Treasury has released the Stronger Super Peak Consultative Group's advice on how to best implement the proposed reforms.

Treasury has published the Stronger Super Peak Consultative Group's report on how to best implement the Stronger Super package.

As part of the package, Treasury confirmed MySuper products would have a single, diversified investment strategy, but funds would be able to offer discounted administration fees to employees of particular employers, reflecting the administrative efficiencies for the fund in dealing with the employer.

Any discounted fee will be reported to the Australian Prudential Regulation Authority (APRA) and published by the fund. MySuper public offer funds will be able to be compared on fees.

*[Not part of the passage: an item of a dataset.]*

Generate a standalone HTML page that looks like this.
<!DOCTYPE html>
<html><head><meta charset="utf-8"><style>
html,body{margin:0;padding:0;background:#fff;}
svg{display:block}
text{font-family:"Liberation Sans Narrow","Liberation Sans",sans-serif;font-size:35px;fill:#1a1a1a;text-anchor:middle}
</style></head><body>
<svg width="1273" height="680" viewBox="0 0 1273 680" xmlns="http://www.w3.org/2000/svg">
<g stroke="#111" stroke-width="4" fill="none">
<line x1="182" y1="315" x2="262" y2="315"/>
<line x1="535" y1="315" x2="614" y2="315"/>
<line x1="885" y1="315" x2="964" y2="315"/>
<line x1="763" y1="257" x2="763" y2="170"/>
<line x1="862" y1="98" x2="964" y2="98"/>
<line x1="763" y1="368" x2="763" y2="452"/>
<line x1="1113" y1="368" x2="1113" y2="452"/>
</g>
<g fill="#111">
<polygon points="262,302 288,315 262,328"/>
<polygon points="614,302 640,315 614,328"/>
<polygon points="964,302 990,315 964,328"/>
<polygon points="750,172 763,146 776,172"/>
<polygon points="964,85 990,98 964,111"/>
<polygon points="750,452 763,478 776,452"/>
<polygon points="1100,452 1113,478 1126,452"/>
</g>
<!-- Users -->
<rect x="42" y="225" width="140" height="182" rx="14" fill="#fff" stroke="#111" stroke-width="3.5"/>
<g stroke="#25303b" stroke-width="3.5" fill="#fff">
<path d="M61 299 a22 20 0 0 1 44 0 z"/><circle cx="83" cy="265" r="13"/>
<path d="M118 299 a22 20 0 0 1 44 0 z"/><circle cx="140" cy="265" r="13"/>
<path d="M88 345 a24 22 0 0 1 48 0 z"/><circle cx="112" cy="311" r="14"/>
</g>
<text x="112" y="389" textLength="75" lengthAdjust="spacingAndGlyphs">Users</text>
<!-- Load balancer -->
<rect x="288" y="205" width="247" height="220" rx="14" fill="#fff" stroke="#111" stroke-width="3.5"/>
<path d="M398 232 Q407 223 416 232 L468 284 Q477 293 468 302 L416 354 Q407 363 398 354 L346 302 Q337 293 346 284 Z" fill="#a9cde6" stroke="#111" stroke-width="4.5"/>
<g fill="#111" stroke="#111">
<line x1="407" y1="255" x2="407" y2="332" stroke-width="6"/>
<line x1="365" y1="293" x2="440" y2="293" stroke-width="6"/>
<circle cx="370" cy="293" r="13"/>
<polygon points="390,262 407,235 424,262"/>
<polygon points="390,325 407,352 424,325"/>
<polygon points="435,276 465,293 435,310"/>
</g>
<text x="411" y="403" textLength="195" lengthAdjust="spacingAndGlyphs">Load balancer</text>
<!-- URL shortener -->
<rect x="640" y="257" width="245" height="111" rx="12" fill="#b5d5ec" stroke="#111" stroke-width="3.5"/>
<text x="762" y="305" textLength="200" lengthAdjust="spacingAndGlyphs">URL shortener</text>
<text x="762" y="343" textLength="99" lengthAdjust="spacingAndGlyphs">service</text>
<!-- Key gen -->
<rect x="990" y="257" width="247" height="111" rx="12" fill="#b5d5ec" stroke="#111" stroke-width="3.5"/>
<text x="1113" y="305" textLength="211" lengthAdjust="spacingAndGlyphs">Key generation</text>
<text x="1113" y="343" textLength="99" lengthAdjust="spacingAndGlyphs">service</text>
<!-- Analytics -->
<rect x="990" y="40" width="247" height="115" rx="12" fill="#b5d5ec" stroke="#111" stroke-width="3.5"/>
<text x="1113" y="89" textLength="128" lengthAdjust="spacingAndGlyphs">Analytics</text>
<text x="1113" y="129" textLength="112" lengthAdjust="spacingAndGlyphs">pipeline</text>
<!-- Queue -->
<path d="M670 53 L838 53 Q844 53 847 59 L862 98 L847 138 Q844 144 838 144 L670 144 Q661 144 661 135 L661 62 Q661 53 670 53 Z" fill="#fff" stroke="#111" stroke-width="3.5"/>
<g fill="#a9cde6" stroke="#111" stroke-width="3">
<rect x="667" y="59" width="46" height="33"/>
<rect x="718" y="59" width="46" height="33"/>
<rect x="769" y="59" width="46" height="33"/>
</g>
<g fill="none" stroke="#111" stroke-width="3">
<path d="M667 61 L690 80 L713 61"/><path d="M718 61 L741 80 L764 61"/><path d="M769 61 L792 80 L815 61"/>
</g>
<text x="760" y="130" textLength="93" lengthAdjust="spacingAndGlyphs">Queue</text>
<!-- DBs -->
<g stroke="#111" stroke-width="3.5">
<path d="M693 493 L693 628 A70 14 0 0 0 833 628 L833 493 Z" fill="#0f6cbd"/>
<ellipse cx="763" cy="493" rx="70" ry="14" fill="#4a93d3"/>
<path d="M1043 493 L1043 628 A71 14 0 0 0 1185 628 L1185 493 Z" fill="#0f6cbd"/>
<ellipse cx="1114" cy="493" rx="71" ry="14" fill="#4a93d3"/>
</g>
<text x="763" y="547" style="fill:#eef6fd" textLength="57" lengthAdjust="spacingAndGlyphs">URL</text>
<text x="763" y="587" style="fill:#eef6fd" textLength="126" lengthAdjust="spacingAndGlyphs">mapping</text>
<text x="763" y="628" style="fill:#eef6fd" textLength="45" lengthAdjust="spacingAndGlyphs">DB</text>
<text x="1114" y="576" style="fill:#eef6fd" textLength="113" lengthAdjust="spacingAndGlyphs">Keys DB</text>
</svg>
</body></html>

In addition, funds will be able to offer employers with more than 500 employees a MySuper product tailored to the needs of the particular workplace, including the investment strategy, member services and fees.

 
 

The details of all separately tailored MySuper products will be required to be reported to APRA.

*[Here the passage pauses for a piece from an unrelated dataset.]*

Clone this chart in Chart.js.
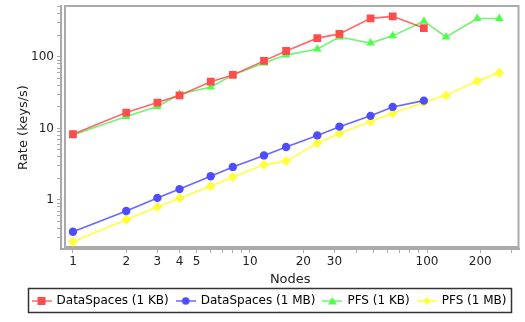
<!DOCTYPE html>
<html><head><meta charset="utf-8">
<script src="https://cdn.jsdelivr.net/npm/chart.js@4/dist/chart.umd.min.js"></script>
<style>html,body{margin:0;padding:0;background:#fff}#wrap{width:525px;height:322px}</style>
</head><body><div id="wrap"><canvas id="c" width="525" height="322"></canvas></div>
<script>
const nodes = [1,2,3,4,6,8,12,16,24,32,48,64,96,128,192,256];
const dsKB = [8.3,16.7,23,29,45,56,88,121,183,210,346,369,253];
const dsMB = [0.36,0.70,1.07,1.42,2.15,2.9,4.2,5.5,8.0,10.6,15,20,24.5];
const pfsKB = [8.1,14.7,20.3,30,38,56,82,106,129,190,156,197,316,190,345,345];
const pfsMB = [0.26,0.53,0.80,1.06,1.56,2.1,3.1,3.5,6.2,8.5,12.5,16.3,23,29,46,60];
const seriesNames = ['DataSpaces (1 KB)','DataSpaces (1 MB)','PFS (1 KB)','PFS (1 MB)'];
const xTickValues = [1,2,3,4,5,6,7,8,9,10,20,30,40,50,60,70,80,90,100,200,300];
const xTickLabels = [1,2,3,4,5,10,20,30,100,200];
const yTickValues = [0.3,0.4,0.5,0.6,0.7,0.8,0.9,1,2,3,4,5,6,7,8,9,10,20,30,40,50,60,70,80,90,100,200,300,400,500];
const yTickLabels = [1,10,100];

const colors = ['#ff4d4d','#4d4dff','#4dff4d','#ffff3a'];
const lineColors = ['rgba(255,77,77,0.85)','rgba(77,77,255,0.85)','rgba(90,240,90,0.85)','rgba(255,255,40,0.9)'];
const styles = ['rect','circle','triangle','rectRot'];
const radii = [5.5,4.2,5,5];
const values = [dsKB, dsMB, pfsKB, pfsMB];

function toPts(arr){ return arr.map((v,i)=>({x:nodes[i], y:v})); }

function markerCanvas(i){
  const c = document.createElement('canvas');
  c.width = 20; c.height = 12;
  const g = c.getContext('2d');
  g.strokeStyle = lineColors[i]; g.lineWidth = 1.5;
  g.beginPath(); g.moveTo(0,6); g.lineTo(20,6); g.stroke();
  g.fillStyle = colors[i];
  g.beginPath();
  if (i===0){ g.rect(6,2,8,8); }
  else if (i===1){ g.arc(10,6,3.8,0,Math.PI*2); }
  else if (i===2){ g.moveTo(10,2); g.lineTo(14.5,9.5); g.lineTo(5.5,9.5); g.closePath(); }
  else { g.moveTo(10,2); g.lineTo(14,6); g.lineTo(10,10); g.lineTo(6,6); g.closePath(); }
  g.fill();
  return c;
}
const markers = [0,1,2,3].map(markerCanvas);

const datasets = values.map((arr,i)=>({
  label: seriesNames[i],
  data: toPts(arr),
  borderColor: lineColors[i],
  backgroundColor: colors[i],
  pointBackgroundColor: colors[i],
  pointBorderColor: colors[i],
  pointBorderWidth: 0,
  pointStyle: styles[i],
  pointRadius: radii[i],
  borderWidth: 1.6,
  tension: 0,
  order: i===0 ? 0 : (i===2 ? 1 : (i===1 ? 2 : 3))
}));

const framePlugin = {
  id: 'frame',
  beforeDatasetsDraw(chart){
    const a = chart.chartArea, ctx = chart.ctx;
    ctx.save();
    ctx.strokeStyle = '#aaaaaa'; ctx.lineWidth = 2;
    ctx.strokeRect(a.left+4, a.top, a.right-a.left-5, a.bottom-a.top-2);
    ctx.restore();
  },
  afterDraw(chart){
    const lg = chart.legend;
    if (!lg || !lg.legendHitBoxes || !lg.legendHitBoxes.length) return;
    const hb = lg.legendHitBoxes;
    let l = Infinity, r = -Infinity, t = Infinity, b = -Infinity;
    hb.forEach(h=>{ l=Math.min(l,h.left); r=Math.max(r,h.left+h.width); t=Math.min(t,h.top); b=Math.max(b,h.top+h.height); });
    const ctx = chart.ctx;
    ctx.save();
    ctx.strokeStyle = '#333'; ctx.lineWidth = 1.5;
    ctx.strokeRect(Math.round(l)-4.5, Math.round(t)-6.5, Math.round(r-l)+9, Math.round(b-t)+12);
    ctx.restore();
  }
};

new Chart(document.getElementById('c'), {
  type: 'line',
  data: { datasets },
  options: {
    responsive: false,
    animation: false,
    devicePixelRatio: 1,
    layout: { padding: { left: 16, right: 2, top: 6, bottom: 5 } },
    plugins: {
      tooltip: { enabled: false },
      legend: {
        position: 'bottom',
        labels: {
          usePointStyle: true,
          pointStyleWidth: 18,
          boxHeight: 12,
          padding: 8,
          color: '#444',
          font: { family: 'DejaVu Sans', size: 12 },
          sort: (a,b)=>a.datasetIndex-b.datasetIndex,
          generateLabels(chart){
            return chart.data.datasets.map((d,i)=>({
              text: d.label, datasetIndex: i, pointStyle: markers[i],
              fillStyle: colors[i], strokeStyle: colors[i], lineWidth: 0, hidden: false
            }));
          }
        }
      }
    },
    scales: {
      x: {
        type: 'logarithmic',
        min: 0.856, max: 333,
        afterFit(s){ s.height = 38; s.paddingLeft = 0; s.paddingRight = 0; },
        afterBuildTicks(s){ s.ticks = xTickValues.map(v=>({value:v})); },
        border: { display: true, color: '#aaaaaa', width: 2 },
        grid: { display: true, drawOnChartArea: false, drawTicks: true, tickLength: 4, color: '#aaaaaa', lineWidth: 1 },
        ticks: {
          autoSkip: false, maxRotation: 0, padding: 2, color: '#222',
          font: { family: 'DejaVu Sans', size: 12 },
          callback: (v)=> xTickLabels.includes(v) ? String(v) : ''
        },
        title: { display: true, text: 'Nodes', color: '#222', font: { family: 'DejaVu Sans', size: 13 }, padding: { top: 0, bottom: 0 } }
      },
      y: {
        type: 'logarithmic',
        min: 0.2065, max: 515,
        afterFit(s){ s.width = 45; s.paddingTop = 0; s.paddingBottom = 0; },
        afterBuildTicks(s){ s.ticks = yTickValues.map(v=>({value:v})); },
        border: { display: true, color: '#aaaaaa', width: 2 },
        grid: { display: true, drawOnChartArea: false, drawTicks: true, tickLength: 4, color: '#aaaaaa', lineWidth: 1 },
        ticks: {
          autoSkip: false, padding: 3, color: '#222',
          font: { family: 'DejaVu Sans', size: 12 },
          callback: (v)=> yTickLabels.includes(v) ? String(v) : ''
        },
        title: { display: true, text: 'Rate (keys/s)', color: '#222', font: { family: 'DejaVu Sans', size: 13 }, padding: { top: 0, bottom: 4 } }
      }
    }
  },
  plugins: [framePlugin]
});
</script></body></html>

The government also announced its plans for automatic rollovers, and the process will see lost and inactive accounts with balances under $1000 and in eligible rollover funds consolidated into the member's current active account, unless the member opts out.

This reform would reduce the amount of fees paid on multiple accounts and maximise retirement benefits, the government said.

"A 30-year-old worker on full-time average wages can expect up to $40,000 more in retirement when the Gillard government's Stronger Super reforms are implemented," Financial Services and Superannuation Minister Bill Shorten said.

"For such a person this could be broadly equivalent to a 1 percentage point increase in contributions."

Once fully implemented, the reforms could reduce the fees paid by members by up to 40 per cent, Shorten said.

"It's in the national interest to encourage Australians to save more for their retirement. But it's also fair the superannuation industry contributes to higher retirement savings through greater efficiency and lower fees," he said.

From October 2013, employers must make contributions for employees who had not chosen their fund to a MySuper product, he said.

"All new superannuation payments will be commission free," he said.

"By 1 July 2017, funds will need to transfer the existing default balances of members to a MySuper product.

"This will see the orderly transition of existing billions of retirement savings to a commission-free environment."

However, the government would consult further on a mechanism to allow for this period to be extended in certain limited circumstances, he said.

He said by 2017, the vast majority of super balances would be commission free.

The government also said the SuperStream working group would continue work on the data and e-commerce standards, with a view to having the proposed contributions and rollovers data standards available in early 2012.

The data and e-commerce standards will be mandated for superannuation funds from 1 July 2013. The government will extend the data and e-commerce standards to large and medium-sized employers from 1 July 2014. 

"I'm mindful of the implementation issues this raises for small employers. We'll continue to consult with employer groups on the feasibility of bringing small employers within this framework from 1 July 2015," Shorten said.

"I expect the exposure draft legislation on the core elements of MySuper will be released in the next few weeks."